I don’t adhere to any kind of organized belief system. I do identify myself as a cultural Jew. What does this mean? I grew up in a family of non-practicing Jews and more than anything else, and because Jews and Judaism can be classified as ”a people” and ”an extremely old tradition and set of values” next to merely a monotheistic religion, I have grown very attached to this part of my upbringing. I am agnostic, which means I do not actively believe that anything is known or can be known of the existence of God. I am a strong believer, however, in the fact that in Judaism – believing in God is optional. How I interpret it (because that’s how it works – whether you like it or not), is that this traditional backbone provides a spiritual framework for me. Is it better than any other? No! If I had grown up Muslim, I’d have probably chosen to continue being a cultural Muslim. The thing with Judaism is that it’s MINE. Consider it more like a strong cultural identity than anything else. It doesn’t define all of me but it’s an important part of my heritage.

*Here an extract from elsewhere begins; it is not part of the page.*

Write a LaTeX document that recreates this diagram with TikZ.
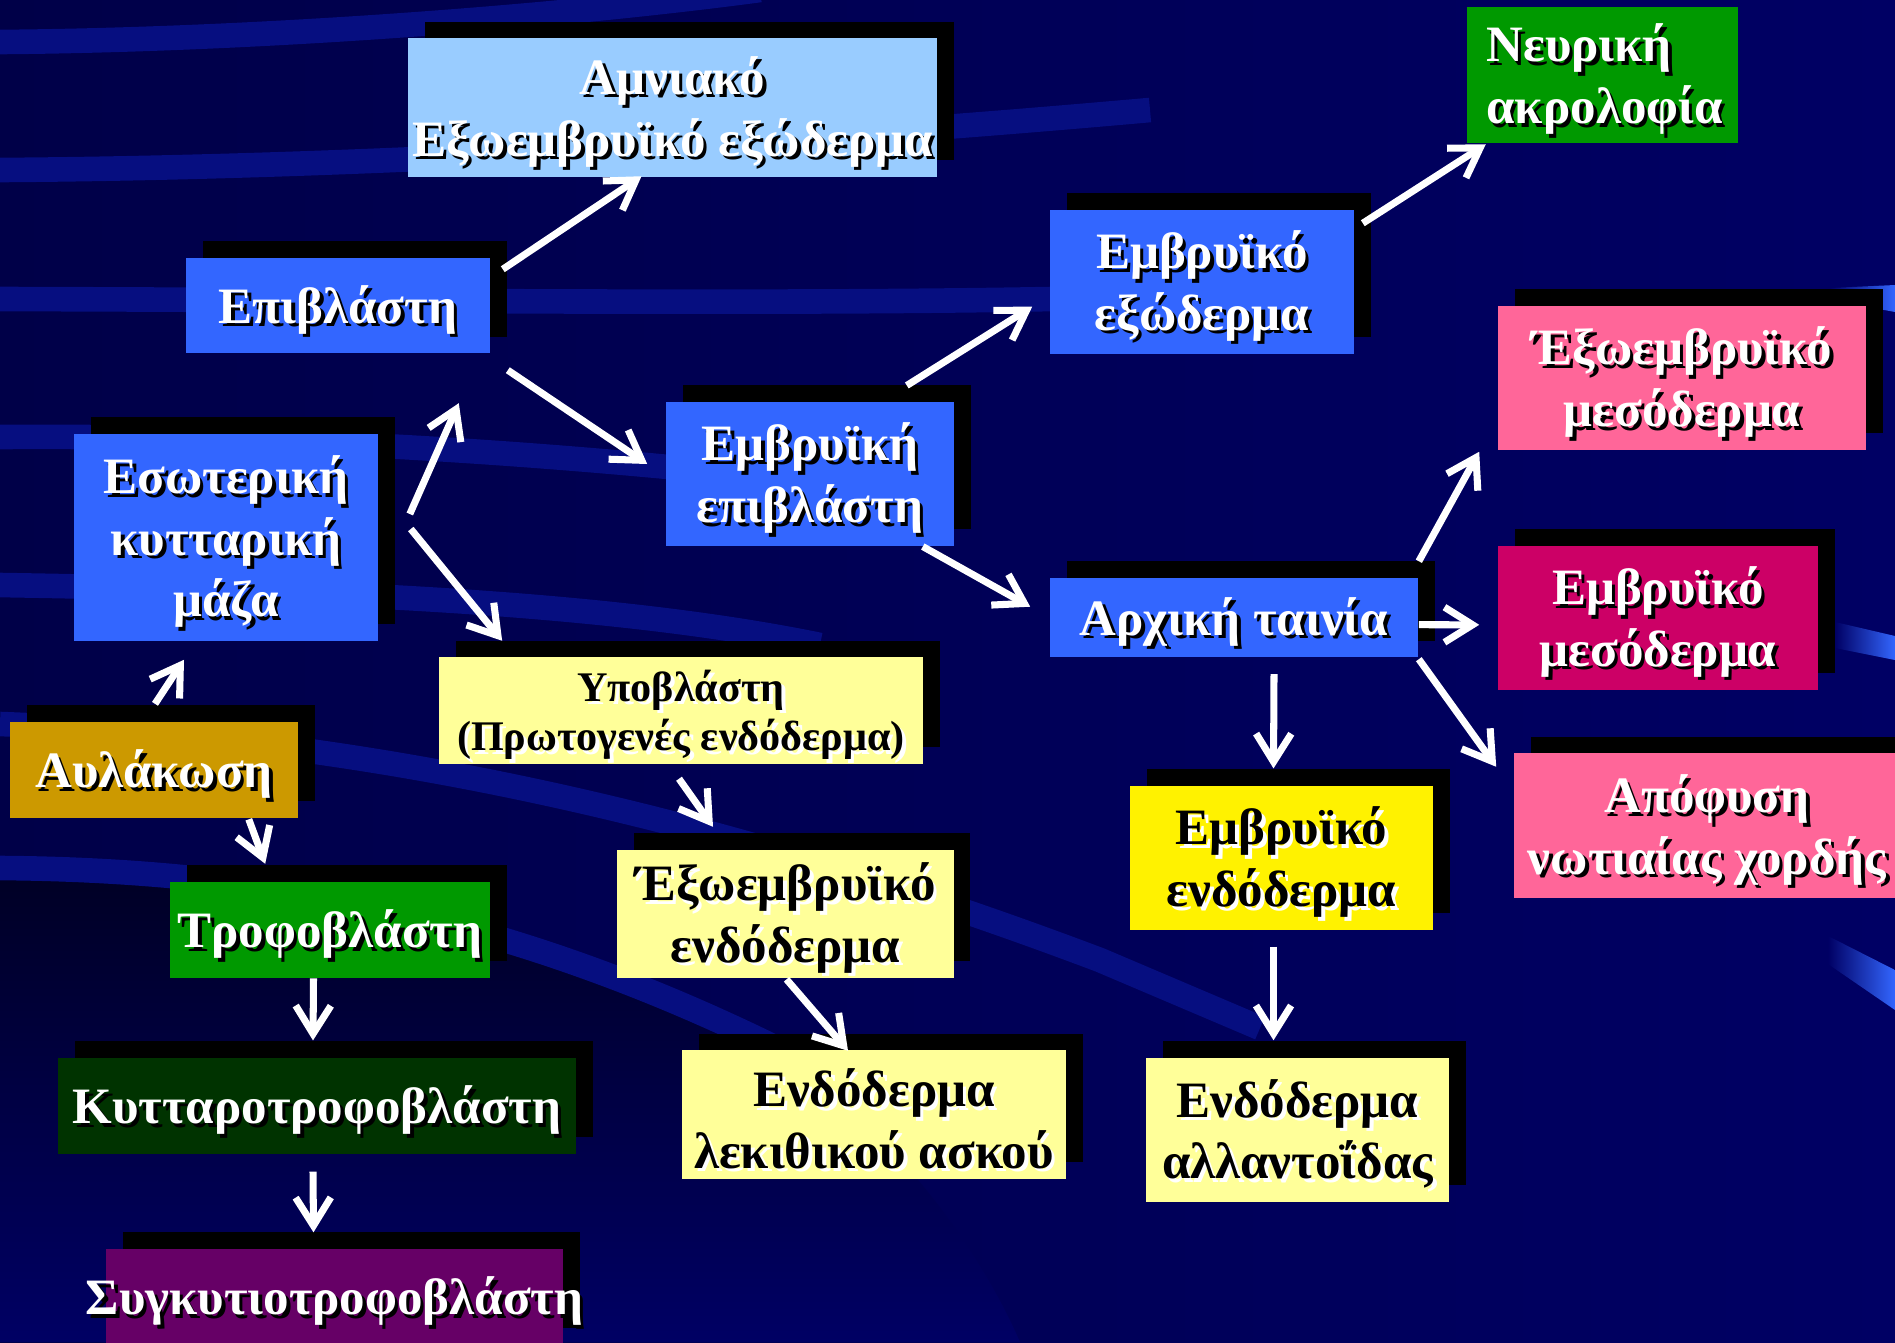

I am completely, 100% aware of the fact that, purely based on logic, any religious scholar would lose in a debate with a devout atheist. But if I’m absolutely certain of one thing, it’s of the fact that we’re not always looking or even should be looking for logic. If you spend your whole life trying to understand your fellow human being by purely and solely applying logic to each moral or practical dilemma, you’ll soon be left clueless and very frustrated. There’s a big part of ourselves and others we can’t even begin to understand. I don’t claim any kind of God is the answer because that is very dangerous and I do believe we need to extend our logic and knowledge for as much as possible. What I do mean is that I’m trying to be forgiving and even loving of this big part of us that is irrational and abstract.
I won’t ever condone someone forcing their religion or any kind of belief on me.